More than twice as much data will be generated in 2025 as in 2022, reaching some 180 zettabytes, approximately 36,000 times more than the data Google stores today.
Since the 1990s, large companies began to recognise the importance of data as a key differentiator in their business plans. This phenomenon intensified with the democratisation of the internet and the rise of websites, setting a trend that has evolved significantly over the past 30 years.
A report by Statista projects that more than twice as much data will be generated by 2025 as last year, reaching nearly 180 zettabytes, approximately 36,000 times more than the volume of data that Google stores today.
On the occasion of its 25th anniversary, PUE, the leading Spanish technology company in consulting and implementation of Data & Machine Learning projects, has compiled the key milestones it has witnessed in the transition from old big data to today’s capabilities. These milestones have enabled the company to respond innovatively to the growing demands of its customers.
- Transition to greater efficiency: From Hadoop to the Data Cloud: In 2006, Apache Hadoop emerged as an innovation focused on batch ETL processes for on-premise environments. However, its limited ecosystem and complex Java developments left it behind as a rudimentary framework. In 2023, the Data Cloud consolidates as an evolution that maintains the spirit of Hadoop, focusing on batch processing and streaming. This real-time advantage, combined with artificial intelligence, enables the development of processes in a broad ecosystem, both in the cloud and in hybrid environments, and offers data quality and data governance capabilities, marking a significant advance from the days of Hadoop.
- Evolution in data management: From on-premise to cloud and hybrid models: In early data projects, companies were limited to the on-premise option. With the development of the Cloud, more agile, flexible and efficient data management emerged, with potentially lower investments. Today, the key to an optimised data strategy is to analyse the nature of each project to determine whether cloud, on-premise or hybrid environments are the best option. A report by Cloudera reveals that 72% of companies are considering repatriating their data from the Cloud to on-premise, while 94% plan to move more data to the Cloud.
- Smart Data: The ultimate Big Data efficiency: As more companies look to leverage their data to expand their business, simply being a data-driven enterprise is no longer enough. Now massive data collection and storage must go hand-in-hand with innovative analytics techniques for more useful, accessible and intuitive use. The transition from big data to smart data becomes the differentiating factor. This drives process optimisation, minimises risks and threats, opens up new business opportunities, improves user experience and ultimately brings positive brand reputation.
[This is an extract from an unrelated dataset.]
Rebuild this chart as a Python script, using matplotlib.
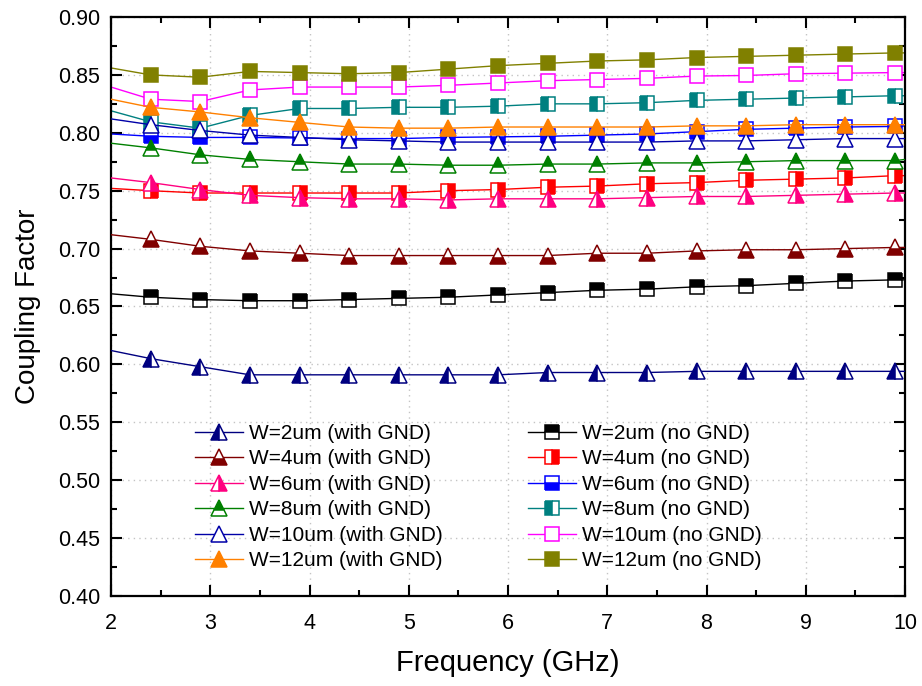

- New challenge in the short term: Growth of unstructured data: In the early days, companies were dealing with small and manageable amounts of data. However, with advances such as IoT and connected devices, the volume of data has grown exponentially. Today, high volumes of unstructured data are common, accounting for 80-90% of new data captured by enterprises, according to Gartner. This challenge makes data governance difficult and highlights the need for the right technology and analytical approaches to extract maximum value from this data.